Partially and incompletely. A consent banner that gates advertising pixels behind user consent addresses the CIPA wiretapping dimension of the claim — a user who consents to advertising tracking has arguably consented to the interception that CIPA requires consent for. However, consent does not resolve the HIPAA BAA problem. Even a consenting patient cannot waive the hospital’s obligation to have a BAA with the vendors receiving their PHI. On PHI-adjacent pages, advertising pixels from platforms without BAAs should not be deployed regardless of user consent status.
How long is the typical class period in a healthcare pixel case?
The class period typically runs from the date the pixel was first deployed (or the beginning of the applicable limitations period, whichever is later) through the date the defendant removed or adequately remediated the pixel. Many healthcare organizations deployed Meta Pixel years before the 2022 litigation wave — meaning class periods of three, four, or five years are common. The length of the class period directly multiplies the number of affected patients and the aggregate damages exposure.
What is the first thing a healthcare organization should do after receiving a Dovel & Luner complaint?
Retain experienced HIPAA and privacy litigation counsel immediately. Preserve all documentation related to pixel deployments, including when pixels were added, what configurations were used, what data they transmitted, and what remediation steps, if any, were taken.
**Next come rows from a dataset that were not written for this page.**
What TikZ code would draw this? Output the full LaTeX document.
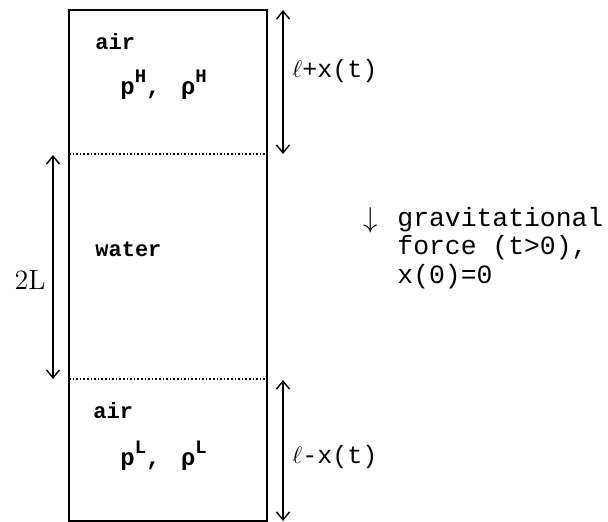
\documentclass[tikz,border=0pt]{standalone}
\usepackage{fontspec}
\setmonofont{Liberation Mono}
\usetikzlibrary{positioning,arrows.meta}
\newcommand{\tubesup}[1]{\raisebox{6pt}{\fontsize{9.5}{10}\selectfont #1}}

\begin{document}
\begin{tikzpicture}[x=0.5pt,y=-0.5pt,
wall/.style={line width=1pt},
iface/.style={densely dotted,line width=0.8pt},
dim/.style={{Straight Barb[length=4pt,width=6.5pt]}-{Straight Barb[length=4pt,width=6.5pt]},line width=0.7pt},
phase/.style={anchor=base west,inner sep=0pt,font=\ttfamily\bfseries\fontsize{11}{13}\selectfont},
state/.style={anchor=base west,inner sep=0pt,font=\ttfamily\bfseries\fontsize{12}{14}\selectfont},
len/.style={anchor=base west,inner sep=0pt,font=\ttfamily\fontsize{12.5}{15}\selectfont},
note/.style={anchor=base west,inner sep=0pt,font=\ttfamily\fontsize{13.2}{14}\selectfont}
]
\useasboundingbox (0,0) rectangle (608,522);
% tube and interfaces
\coordinate (tubeTL) at (69,10);
\coordinate (tubeBR) at (267,521);
\coordinate (ifH) at (69,154);
\coordinate (ifL) at (69,379);
\draw[wall] (tubeTL) rectangle (tubeBR);
\draw[iface] (ifH) -- (ifH -| tubeBR);
\draw[iface] (ifL) -- (ifL -| tubeBR);
% contents
\node[phase] (airH) at (95,50) {air};
\node[state] (stH) at (120,95) {p\tubesup{H},\hspace{3pt} ρ\tubesup{H}};
\node[phase] (water) at (95,257) {water};
\node[phase] (airL) at (93,418) {air};
\node[state] (stL) at (120,465) {p\tubesup{L},\hspace{3pt} ρ\tubesup{L}};
% lengths
\coordinate (dimHt) at (283,10);
\coordinate (dimHb) at (283,154);
\coordinate (dimLt) at (283,380);
\coordinate (dimLb) at (283,521);
\coordinate (dimWt) at (53,155);
\coordinate (dimWb) at (53,379);
\draw[dim] (dimHt) -- (dimHb);
\draw[dim] (dimLt) -- (dimLb);
\draw[dim] (dimWt) -- (dimWb);
\node[len] (lenH) at (292,78) {$\ell$+x(t)};
\node[len] (lenL) at (292,463) {$\ell$-x(t)};
\node[anchor=base east,inner sep=0pt,font=\fontsize{14}{16}\selectfont] (twoL) at (46,290) {2L};
% gravity note
\node[anchor=base,inner sep=0pt,font=\fontsize{14}{14}\selectfont] (down) at (371,228) {$\downarrow$};
\node[note] (g1) at (397,227) {gravitational};
\node[note] (g2) at (397,255) {force (t>0),};
\node[note] (g3) at (397,284) {x(0)=0};
\end{tikzpicture}
\end{document}
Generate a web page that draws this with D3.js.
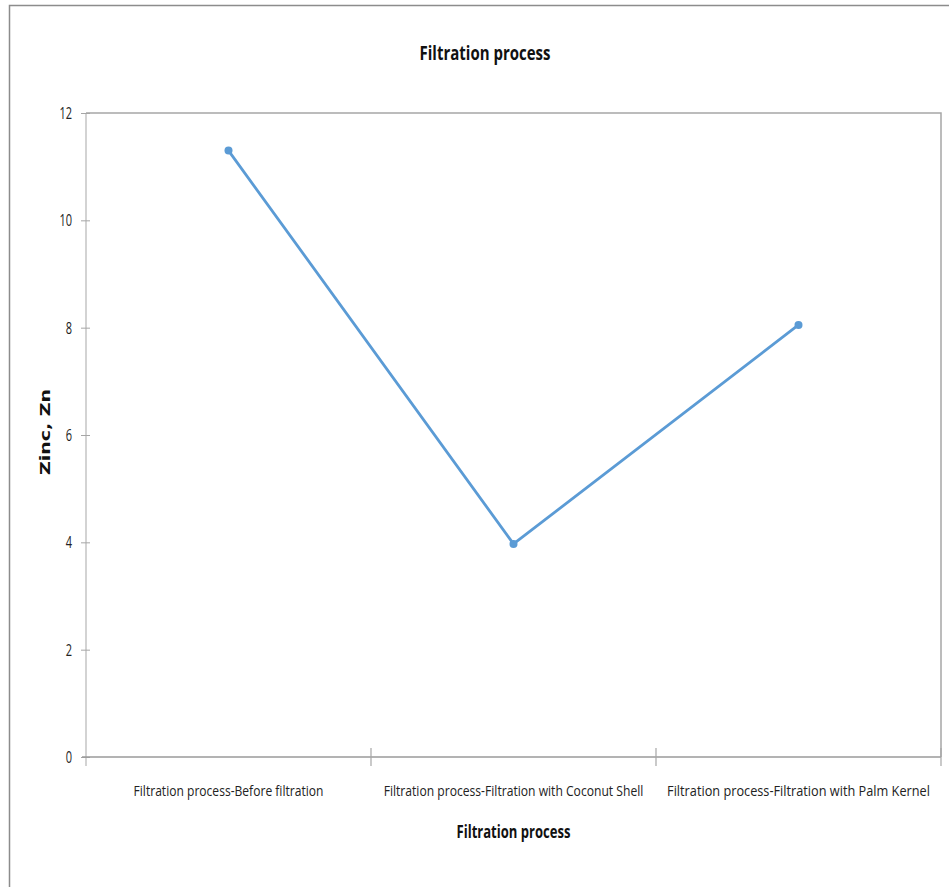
<!DOCTYPE html>
<html>
<head>
<meta charset="utf-8">
<script src="https://cdn.jsdelivr.net/npm/d3@7"></script>
<style>
  html, body { margin: 0; padding: 0; background: #fff; }
  svg { display: block; }
</style>
</head>
<body>
<script>
// Zinc concentration by filtration stage
const categories = [
  "Filtration process-Before filtration",
  "Filtration process-Filtration with Coconut Shell",
  "Filtration process-Filtration with Palm Kernel"
];
const zincValues = [11.3, 3.97, 8.05];
const yTicks = [0, 2, 4, 6, 8, 10, 12];
const chartTitle = "Filtration process";
const xTitle = "Filtration process";
const yTitle = "Zinc, Zn";

const W = 949, H = 887;
const plot = { left: 86, right: 941, top: 113, bottom: 757 };
const narrow = "'Liberation Sans Narrow', 'Open Sans', 'Liberation Sans', sans-serif";

const svg = d3.select("body").append("svg")
  .attr("width", W).attr("height", H);

// scale a text horizontally about its anchor so it spans the given width
function fitWidth(node, width, base) {
  const len = node.getComputedTextLength();
  const sx = width / len;
  d3.select(node).attr("transform", `${base || ""} scale(${sx},1)`);
}

// chart frame
svg.append("rect")
  .attr("x", 9.5).attr("y", 5.5)
  .attr("width", 1000).attr("height", 1000)
  .attr("fill", "none").attr("stroke", "#8c8c8c").attr("stroke-width", 1.5);

const x = d3.scaleBand().domain(categories).range([plot.left, plot.right]);
const y = d3.scaleLinear().domain([0, 12]).range([plot.bottom, plot.top]);

// plot area top and right edges
svg.append("path")
  .attr("d", `M${plot.left},${plot.top}H${plot.right}V${plot.bottom}`)
  .attr("fill", "none").attr("stroke", "#a6a6a6").attr("stroke-width", 1.5);

// y axis
const yAxis = svg.append("g")
  .attr("transform", `translate(${plot.left},0)`)
  .call(d3.axisLeft(y).tickValues(yTicks).tickSize(5).tickPadding(9));
yAxis.select(".domain").attr("stroke", "#c4c4c4").attr("stroke-width", 1.5)
  .attr("d", `M0,${plot.top}V${plot.bottom + 9}`);
yAxis.selectAll(".tick line").attr("stroke", "#a6a6a6").attr("x2", -5).attr("x1", 4);
yAxis.selectAll(".tick text")
  .attr("x", 0).attr("dy", "0.34em")
  .attr("font-family", narrow).attr("font-size", 16).attr("fill", "#222")
  .each(function () {
    fitWidth(this, this.textContent.length * 6.3, "translate(-14,0)");
  });

// x axis
const xAxis = svg.append("g")
  .attr("transform", `translate(0,${plot.bottom})`)
  .call(d3.axisBottom(x).tickSize(0).tickPadding(0));
xAxis.select(".domain").attr("stroke", "#9a9a9a").attr("stroke-width", 1.5)
  .attr("d", `M${plot.left - 4},0H${plot.right}`);
xAxis.selectAll(".tick line").remove();
const labelWidths = [190, 260, 263];
xAxis.selectAll(".tick text")
  .attr("y", 39).attr("dy", null)
  .attr("font-family", narrow).attr("font-size", 15).attr("fill", "#222")
  .each(function (d, i) { fitWidth(this, labelWidths[i]); });

// category boundary ticks
const bounds = categories.slice(1).map(c => x(c)).concat([plot.right]);
svg.append("g").selectAll("line").data(bounds).join("line")
  .attr("x1", d => d).attr("x2", d => d)
  .attr("y1", plot.bottom - 9).attr("y2", plot.bottom + 9)
  .attr("stroke", "#a6a6a6").attr("stroke-width", 1.2);

// series line and markers
const pts = categories.map((c, i) => [x(c) + x.bandwidth() / 2, y(zincValues[i])]);
svg.append("path")
  .attr("d", d3.line()(pts))
  .attr("fill", "none").attr("stroke", "#5b9bd5").attr("stroke-width", 2.8)
  .attr("stroke-linejoin", "round");
svg.append("g").selectAll("circle").data(pts).join("circle")
  .attr("cx", d => d[0]).attr("cy", d => d[1]).attr("r", 4)
  .attr("fill", "#5b9bd5");

// titles
svg.append("text")
  .attr("text-anchor", "middle")
  .attr("font-family", narrow).attr("font-weight", "bold").attr("font-size", 20)
  .attr("fill", "#111")
  .text(chartTitle)
  .each(function () { fitWidth(this, 131, "translate(485,60)"); });

svg.append("text")
  .attr("text-anchor", "middle")
  .attr("font-family", narrow).attr("font-weight", "bold").attr("font-size", 18)
  .attr("fill", "#111")
  .text(xTitle)
  .each(function () { fitWidth(this, 114, `translate(${(plot.left + plot.right) / 2},838)`); });

svg.append("text")
  .attr("text-anchor", "middle")
  .attr("font-family", "'DejaVu Sans', Verdana, sans-serif").attr("font-weight", "bold")
  .attr("font-size", 14).attr("fill", "#111")
  .text(yTitle)
  .each(function () {
    fitWidth(this, 86, `translate(50,${(plot.top + plot.bottom) / 2 - 3}) rotate(-90)`);
  });
</script>
</body>
</html>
Do not make additional changes to pixel configurations without legal guidance, as changes after a complaint is filed may be characterized as spoliation or evidence of liability consciousness. Begin the factual investigation into the specific pixel deployments alleged in the complaint.
Conclusion: The Firm That Makes the Threat Real
Most of the plaintiff firms that file privacy class actions represent known, manageable risks. You receive a complaint, your defense counsel assesses the settlement value, you negotiate, you settle. The process is expensive and uncomfortable but it is predictable.
Dovel & Luner makes the threat real in a way that most plaintiff boutiques do not. The 85 percent trial win rate is not marketing language — it is the documented output of a litigation approach built around the genuine intention and genuine capability to go to trial. When this firm files a pixel tracking case against a healthcare provider, content platform, or any other business with advertising pixel exposure, the defendant is not facing a settlement process with a known outcome. It is facing a trial-ready adversary with technical depth, healthcare privacy expertise, and a track record that demands to be taken seriously from day one.
For compliance professionals, the practical implication is urgent: healthcare pixel remediation is not a deferred compliance project. VPPA exposure on video platforms is not a low-priority risk to address eventually. These are live, immediate vulnerabilities that firms like Dovel & Luner are actively investigating and systematically pursuing.
The businesses that have done the compliance work — that have audited their pixels, implemented consent gating, documented their BAA coverage, and addressed their video-advertising-authentication exposure — are not just better positioned legally. They are not interesting targets. And in the landscape that Dovel & Luner operates in, not being an interesting target is the most valuable privacy compliance outcome of all.